How To Collaborate In The Current Uncertain Year

More Transparency – And Data Sharing – Would Be Appropriate
By Rose Higgins

                If there is one word that accurately encapsulates the overall healthcare outlook for 2017 it’s uncertainty. 

Will the campaign pledge to “repeal and replace” the Affordable Care Act (ACA) be strictly adhered-to, or will the more recent indications of a desire to keep some portions and amend others be followed? Will Medicare remain as it is, be privatized, or go some other route? What changes will the new Secretary of Health and Human Services bring in the way healthcare is administered and reimbursed in the U.S.?

At this point, much is up in the air. And it’s making many people nervous. While there are no guarantees, especially in such turbulent times, it’s highly likely that one initiative that came out of the ACA – the journey toward accountability and value-based care – will continue no matter what other changes occur.
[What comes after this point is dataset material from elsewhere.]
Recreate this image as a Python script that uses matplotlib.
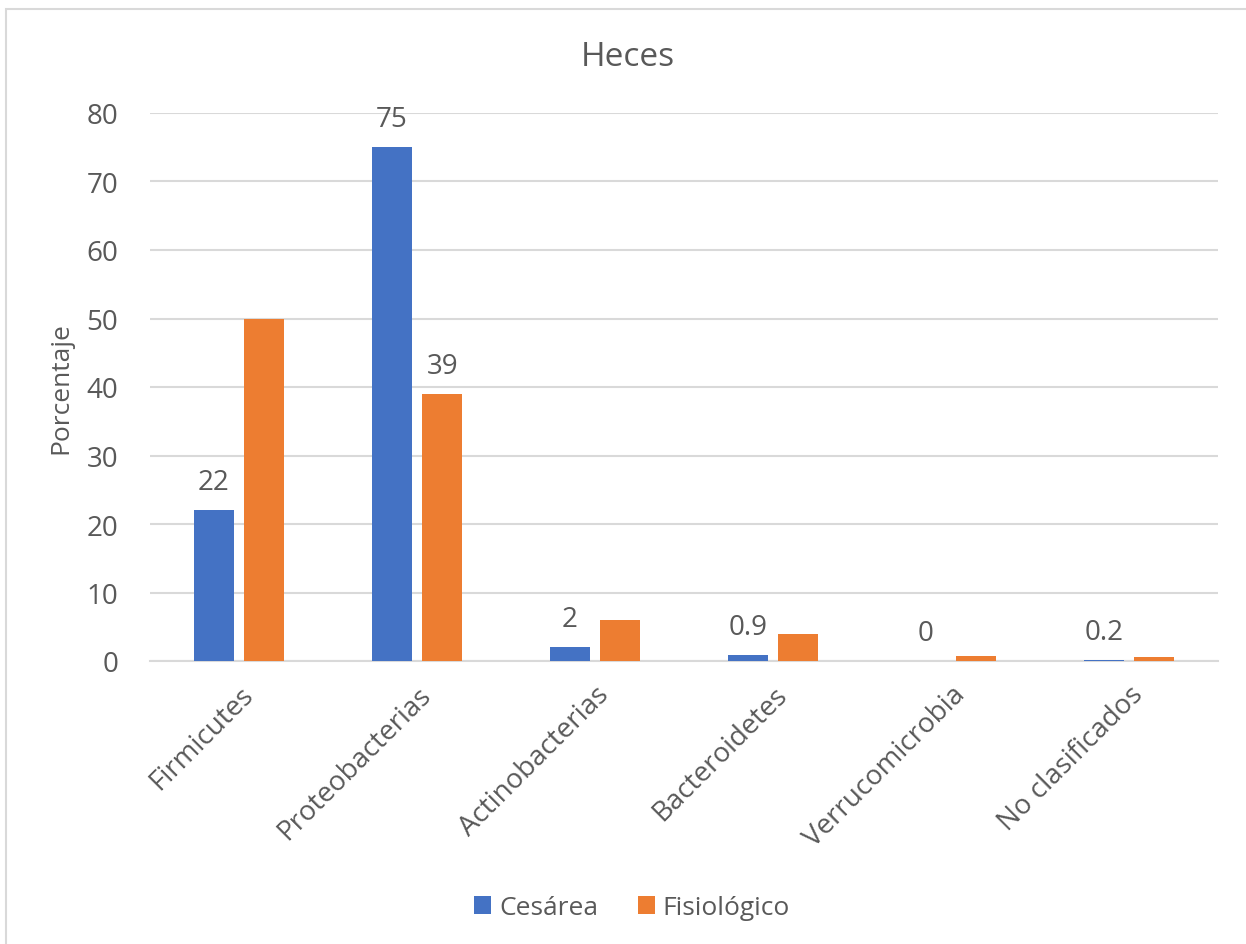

Mostly because it makes so much sense no matter which side of the aisle you’re on.

                Since this type of shared risk brings clinical and financial success into such close alignment, it is in the best interest of everyone for payers and providers to break down the walls and collaborate more effectively and completely. Following are three keys to getting there in 2017.


Data Sharing

                Payers and providers each have powerful datasets that can tell a lot about a patient/member. Put them together, however, and you gain a 360-degree view of patient behavior that enables superior insights – especially around impactability (a measure that shows which patients/members will benefit most from a particular plan of care or treatment) and intervenability (a measure that determines the willingness and ability of patients/members to follow a plan of care).

                Having access to all the data provides a more complete picture of how and where patients seek care across the continuum of care. For example, if a provider can access payer data that show a patient with chronic diabetes has also been diagnosed with heart failure, the provider can make better decisions regarding intervenability and suggest appropriate care strategies.


Improved Transparency

                Payers and providers have always tended to shield their data from the other’s view, keeping it close to the vest for a variety of reasons. That needs to stop now. Instead, they should focus on ways to make it easier to share data to serve patients/members and the community.

By enabling data transparency, payers and providers can work together to improve outcomes for high-risk populations – and also to prevent patients/members who can be impacted from slipping through the cracks, which benefits everyone.

Rather than battling over custody of the data, by improving transparency payers and providers can identify opportunities to work together to deliver care management programs that improve the outcomes for individuals and populations – a huge win for all involved.


Working as a Team

                By adopting a mindset of collaboration to reach larger goals, payers and providers can engage patients/members more effectively than either could alone. Once they identify those patients/members who score highly for impactability and intervenability, payers and providers should work together to ensure patients/members understand and adopt the strategies that will help them become healthier and lead happier, more productive lives.

                When patients/members see this level of collaboration, it will reinforce the need for their active participation in their own care. Not only to improve their health but also to lower their financial stake, particularly if they have high-deductible health plans.


Incentive to Join Forces

                The healthcare industry has changed drastically over the last few years. Given the current political climate, there is a good chance more changes will occur – even if we don’t know the direction they will take.

What we do know is payers and providers share more common interests than they have in the past. The reimbursement model that incents providers to keep patients/members healthy rather than focusing on treating them when they are sick or injured meets the criteria for good healthcare as well as fiscal responsibility. Which means it is likely to remain.

                It’s time for payers and providers to break down the traditional barriers that have kept them apart and begin a new era of collaboration. Together they can accomplish more than either can separately.


Rose Higgins is the North American President of SCIO Health Analytics.